I've taken lots of black shots with information on them but need to process them.
I guess the new information from the rotating mirror stuff is that streamers enlarge with successive cycles and ring up leading to a spark that connects. Sparks that connect (often) have a ring down. Not really unexpected from the CRO pics but nice to see it directly. So streamers ring up and sparks ring down - easy to remember.
First pic shows the streamer with ring up then an arc connects. The yellow blur on the right is my kitchen window seen through the mirror when it is horizontal and mostly out of view. Second pic is lots of overlapping sparks just for fun. Conventional sparks to a grounded object like I have shown before with the ringdown visible. The sparks are somewhat out of focus at the bottom of the pic.
Here is the "first" streamer picture which forms an arc that hits.
What a stunning picture!!!!!!!!!
I enhanced and commented it here:
You can see every known leader phenomena in it!!!!
Here is a reference from Bazelyan/Raizer.
It looks like the leader tip stalls a bit probably as that cycle reverses and cuts off the power. The next cycle reheats it and eventually it goes onward and breifly stalls again.
Amazingly, you can see the streamer branches(!!!) at the very tip on the right where it is darker.
Interestingly there is no ring down on the main arc
That is a hit or miss thing.
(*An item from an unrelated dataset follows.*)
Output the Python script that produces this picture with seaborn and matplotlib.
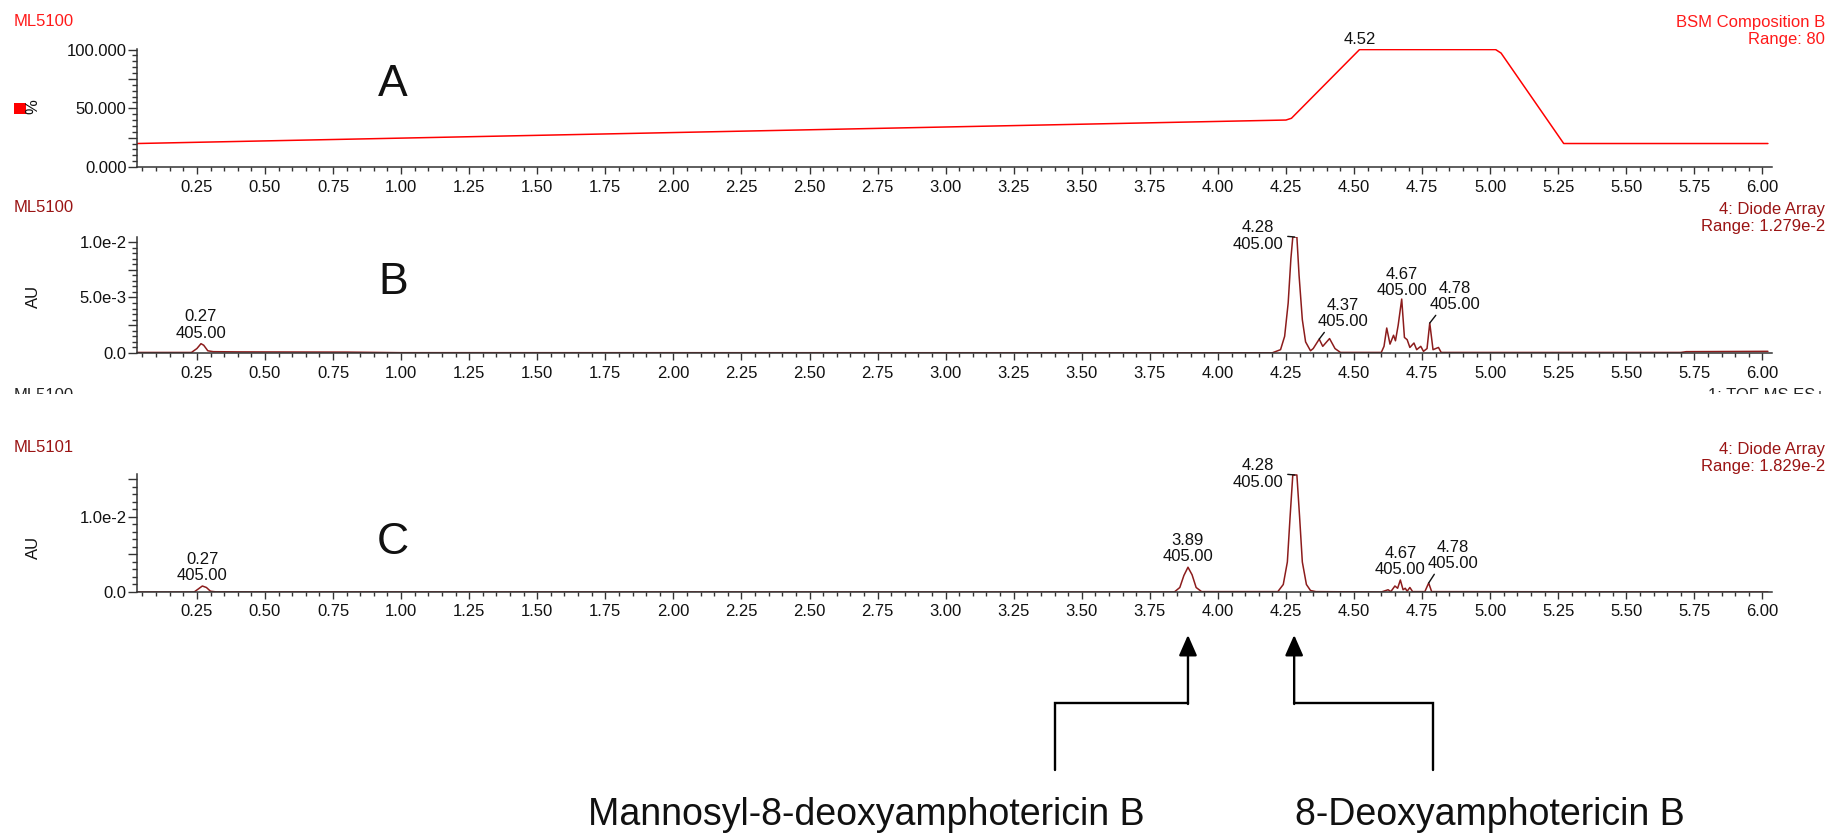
import matplotlib
matplotlib.use('Agg')
import numpy as np
import pandas as pd
import matplotlib.pyplot as plt
import seaborn as sns
from matplotlib.ticker import MultipleLocator, FixedLocator, FixedFormatter
from matplotlib.transforms import blended_transform_factory, Bbox, TransformedBbox
from matplotlib.patches import Rectangle

# panel A: gradient, % of composition B
a_time = [0.03, 4.25, 4.27, 4.52, 5.02, 5.04, 5.27, 6.02]
a_pct = [20.0, 40.0, 41.5, 100.0, 100.0, 97.0, 20.0, 20.0]

# panel B: ML5100 diode array trace (AU x 1e-3)
b_time = [0.03, 0.23, 0.25, 0.265, 0.275, 0.29, 0.31, 0.40, 0.80, 1.00,
          4.20, 4.23, 4.245, 4.258, 4.268, 4.275, 4.29, 4.298, 4.31, 4.322, 4.34,
          4.35, 4.372, 4.385, 4.41, 4.43, 4.45,
          4.60, 4.61, 4.62, 4.632, 4.645, 4.652, 4.662, 4.675, 4.685, 4.695, 4.705,
          4.72, 4.73, 4.745, 4.755, 4.768, 4.778, 4.79, 4.81, 4.82,
          5.70, 5.72, 6.02]
b_au = [0.05, 0.05, 0.4, 0.84, 0.7, 0.2, 0.12, 0.1, 0.08, 0.03,
        0.02, 0.3, 1.5, 4.5, 8.5, 10.45, 10.45, 7.0, 3.0, 1.0, 0.2,
        0.4, 1.25, 0.6, 1.3, 0.4, 0.05,
        0.05, 0.6, 2.25, 0.8, 1.6, 1.1, 2.5, 4.86, 1.4, 1.2, 0.5,
        0.9, 0.3, 0.6, 0.15, 0.4, 2.7, 0.3, 0.5, 0.05,
        0.05, 0.12, 0.15]

# panel C: ML5101 diode array trace (AU x 1e-3)
c_time = [0.03, 0.24, 0.255, 0.27, 0.285, 0.30, 0.32,
          3.84, 3.86, 3.875, 3.89, 3.905, 3.92, 3.94,
          4.22, 4.24, 4.255, 4.265, 4.275, 4.29, 4.30, 4.31, 4.325, 4.34, 4.36,
          4.60, 4.625, 4.635, 4.65, 4.66, 4.67, 4.68, 4.688, 4.695, 4.705, 4.715,
          4.76, 4.774, 4.785, 6.02]
c_au = [0.0, 0.0, 0.4, 0.8, 0.6, 0.1, 0.02,
        0.0, 0.6, 2.2, 3.3, 2.3, 0.6, 0.05,
        0.05, 1.0, 4.0, 10.0, 15.6, 15.6, 10.0, 4.0, 1.0, 0.2, 0.05,
        0.0, 0.3, 0.05, 0.8, 0.5, 1.6, 0.3, 0.5, 0.1, 0.6, 0.05,
        0.05, 1.2, 0.05, 0.0]

# peak labels
b_peak_time = [0.27, 4.28, 4.37, 4.67, 4.78]
b_peak_x = [0.265, 4.282, 4.372, 4.675, 4.778]
b_peak_au = [0.84, 10.45, 1.25, 4.86, 2.7]
c_peak_time = [0.27, 3.89, 4.28, 4.67, 4.78]
c_peak_x = [0.27, 3.89, 4.282, 4.67, 4.774]
c_peak_au = [0.8, 3.3, 15.6, 1.6, 1.2]
wavelength = '405.00'

compounds = ['Mannosyl-8-deoxyamphotericin B', '8-Deoxyamphotericin B']
compound_time = [3.89, 4.28]

W, H = 1829, 839
RED = '#ff1a1a'
DRED = '#9a1414'
LINE_DRED = '#8c1c1c'


def fx(px):
    return px / W


def fy(py):
    return 1 - py / H


def px2pt(p):
    return p * 72 / 100


def make_axes(fig, top, bottom):
    ax = fig.add_axes([fx(137), fy(bottom), fx(1772) - fx(137), (bottom - top) / H])
    ax.set_xlim(0.03, 6.035)
    sns.despine(ax=ax)
    for s in ['left', 'bottom']:
        ax.spines[s].set_color('#333333')
        ax.spines[s].set_linewidth(1.1)
    ax.xaxis.set_major_locator(MultipleLocator(0.25))
    ax.xaxis.set_minor_locator(MultipleLocator(0.05))
    ax.xaxis.set_major_formatter(matplotlib.ticker.FormatStrFormatter('%.2f'))
    ax.tick_params(axis='both', which='both', direction='out', color='#333333', width=1.0,
                   labelsize=12, labelcolor='#111111')
    ax.tick_params(axis='x', which='major', length=5, pad=4)
    ax.tick_params(axis='x', which='minor', length=3)
    ax.tick_params(axis='y', which='major', length=6.5, pad=1)
    ax.tick_params(axis='y', which='minor', length=3.5)
    ax.set_xlabel('')
    ax.set_ylabel('')
    ax.set_facecolor('white')
    ax.grid(False)
    return ax


def set_yticks(ax, ticks, labels, minor_step):
    ax.yaxis.set_major_locator(FixedLocator(ticks))
    ax.yaxis.set_major_formatter(FixedFormatter(labels))
    ax.yaxis.set_minor_locator(MultipleLocator(minor_step))


def peak_labels(ax, names, xs, vals, offsets):
    for name, x, v, (dx, dy, kind) in zip(names, xs, vals, offsets):
        txt = f'{name:.2f}\n{wavelength}'
        if kind == 'side':
            ax.annotate(txt, xy=(x, v), xytext=(px2pt(dx), px2pt(dy)), textcoords='offset points',
                        ha='center', va='center', fontsize=12, linespacing=1.1, color='#111111',
                        arrowprops=dict(arrowstyle='-', color='#111111', lw=1.0,
                                        shrinkA=1, shrinkB=0, relpos=(1.0, 0.5)))
        elif kind == 'lead':
            ax.annotate(txt, xy=(x, v), xytext=(px2pt(dx), px2pt(dy)), textcoords='offset points',
                        ha='center', va='bottom', fontsize=12, linespacing=1.1, color='#111111',
                        arrowprops=dict(arrowstyle='-', color='#111111', lw=1.0,
                                        shrinkA=0, shrinkB=0, relpos=(0.2, 0.05)))
        else:
            ax.annotate(txt, xy=(x, v), xytext=(px2pt(dx), px2pt(dy)), textcoords='offset points',
                        ha='center', va='bottom', fontsize=12, linespacing=1.1, color='#111111')


sns.set_theme(style='ticks')
plt.rcParams['font.family'] = ['Liberation Sans', 'DejaVu Sans']

fig = plt.figure(figsize=(W / 100, H / 100), dpi=100)
fig.patch.set_facecolor('white')

# ---- panel A
ax_a = make_axes(fig, 49, 167)
df_a = pd.DataFrame({'time': a_time, 'pct': a_pct})
sns.lineplot(data=df_a, x='time', y='pct', ax=ax_a, color='#ff0000', linewidth=1.1, estimator=None)
ax_a.set_ylim(0, 100.5)
set_yticks(ax_a, [0, 25, 50, 75, 100], ['0.000', '', '50.000', '', '100.000'], 5)
ax_a.set_xlabel('')
ax_a.set_ylabel('')
ax_a.annotate('4.52', xy=(4.52, 100), xytext=(0, 2), textcoords='offset points',
              ha='center', va='bottom', fontsize=12, color='#111111')

# ---- panel B
ax_b = make_axes(fig, 237, 353)
df_b = pd.DataFrame({'time': b_time, 'au': np.array(b_au) * 1e-3})
sns.lineplot(data=df_b, x='time', y='au', ax=ax_b, color=LINE_DRED, linewidth=1.1, estimator=None)
ax_b.set_ylim(0, 10.45e-3)
set_yticks(ax_b, [0, 2.5e-3, 5e-3, 7.5e-3, 1e-2], ['0.0', '', '5.0e-3', '', '1.0e-2'], 0.5e-3)
ax_b.set_xlabel('')
ax_b.set_ylabel('')
peak_labels(ax_b, b_peak_time, b_peak_x, np.array(b_peak_au) * 1e-3,
            [(0, 3, 'top'), (-37, 1, 'side'), (24, 10, 'lead'), (0, 1, 'top'), (25, 11, 'lead')])

# ---- panel C
ax_c = make_axes(fig, 474, 592)
df_c = pd.DataFrame({'time': c_time, 'au': np.array(c_au) * 1e-3})
sns.lineplot(data=df_c, x='time', y='au', ax=ax_c, color=LINE_DRED, linewidth=1.1, estimator=None)
ax_c.set_ylim(0, 15.73e-3)
set_yticks(ax_c, [0, 5e-3, 1e-2, 1.5e-2], ['0.0', '', '1.0e-2', ''], 1e-3)
ax_c.set_xlabel('')
ax_c.set_ylabel('')
peak_labels(ax_c, c_peak_time, c_peak_x, np.array(c_peak_au) * 1e-3,
            [(0, 3, 'top'), (0, 3, 'top'), (-37, 1, 'side'), (0, 3, 'top'), (24, 12, 'lead')])

# ---- header texts
fig.text(fx(14), fy(22), 'ML5100', color=RED, fontsize=12, ha='left', va='center')
fig.text(fx(1825), fy(31), 'BSM Composition B\nRange: 80', color=RED, fontsize=12,
         ha='right', va='center', linespacing=1.15, multialignment='right')
fig.text(fx(14), fy(208), 'ML5100', color=DRED, fontsize=12, ha='left', va='center')
fig.text(fx(1825), fy(218), '4: Diode Array\nRange: 1.279e-2', color=DRED, fontsize=12,
         ha='right', va='center', linespacing=1.15, multialignment='right')
fig.text(fx(14), fy(448), 'ML5101', color=DRED, fontsize=12, ha='left', va='center')
fig.text(fx(1825), fy(458), '4: Diode Array\nRange: 1.829e-2', color=DRED, fontsize=12,
         ha='right', va='center', linespacing=1.15, multialignment='right')

# partly hidden header of the next trace
clip = TransformedBbox(Bbox([[0, fy(393.5)], [1, 1]]), fig.transFigure)
for x, s, ha in [(fx(14), 'ML5100', 'left'), (fx(1825), '1: TOF MS ES+', 'right')]:
    t = fig.text(x, fy(388), s, color='#222222', fontsize=12, ha=ha, va='top')
    t.set_clip_box(clip)
    t.set_clip_on(True)

# y axis labels
fig.patches.append(Rectangle((fx(14), fy(114)), fx(12), 11 / H, transform=fig.transFigure,
                             facecolor='#ff0000', edgecolor='none'))
fig.text(fx(33), fy(107), '%', rotation=90, fontsize=12, ha='center', va='center', color='#111111')
fig.text(fx(33), fy(296), 'AU', rotation=90, fontsize=12, ha='center', va='center', color='#111111')
fig.text(fx(33), fy(547), 'AU', rotation=90, fontsize=12, ha='center', va='center', color='#111111')

# panel letters
for y, s in [(84, 'A'), (282, 'B'), (543, 'C')]:
    fig.text(fx(393), fy(y), s, fontsize=32, ha='center', va='center', color='#111111')

# bottom arrows pointing to the two compounds
blend = blended_transform_factory(ax_c.transData, fig.transFigure)
bracket_end = [3.40, 4.79]
for t0, t1 in zip(compound_time, bracket_end):
    ax_c.plot([t0, t1, t1], [fy(703), fy(703), fy(770)], transform=blend, clip_on=False,
              color='black', linewidth=1.7, solid_joinstyle='miter')
    ax_c.annotate('', xy=(t0, fy(635)), xycoords=blend, xytext=(t0, fy(704)), textcoords=blend,
                  arrowprops=dict(arrowstyle='-|>,head_width=0.55,head_length=1.25', mutation_scale=10,
                                  color='black', lw=1.7, shrinkA=0, shrinkB=0))

fig.text(fx(866), fy(815), compounds[0], fontsize=27, ha='center', va='center', color='#111111')
fig.text(fx(1490), fy(815), compounds[1], fontsize=27, ha='center', va='center', color='#111111')

fig.savefig('out.png', dpi=100, facecolor='white')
Often the power is totally removed from the streamer so the arc is dead right there. Models predict that based on stuff that still needs to be studied. It is probably fairly consistant (if it will occur or not) with a given coil setup.
I've taken lots of black shots with information on them but need to process them.
Looking forward to more!!!
This is fantastic stuff!!! Your pictures are some of the best available of any leader arc and probably far better!!!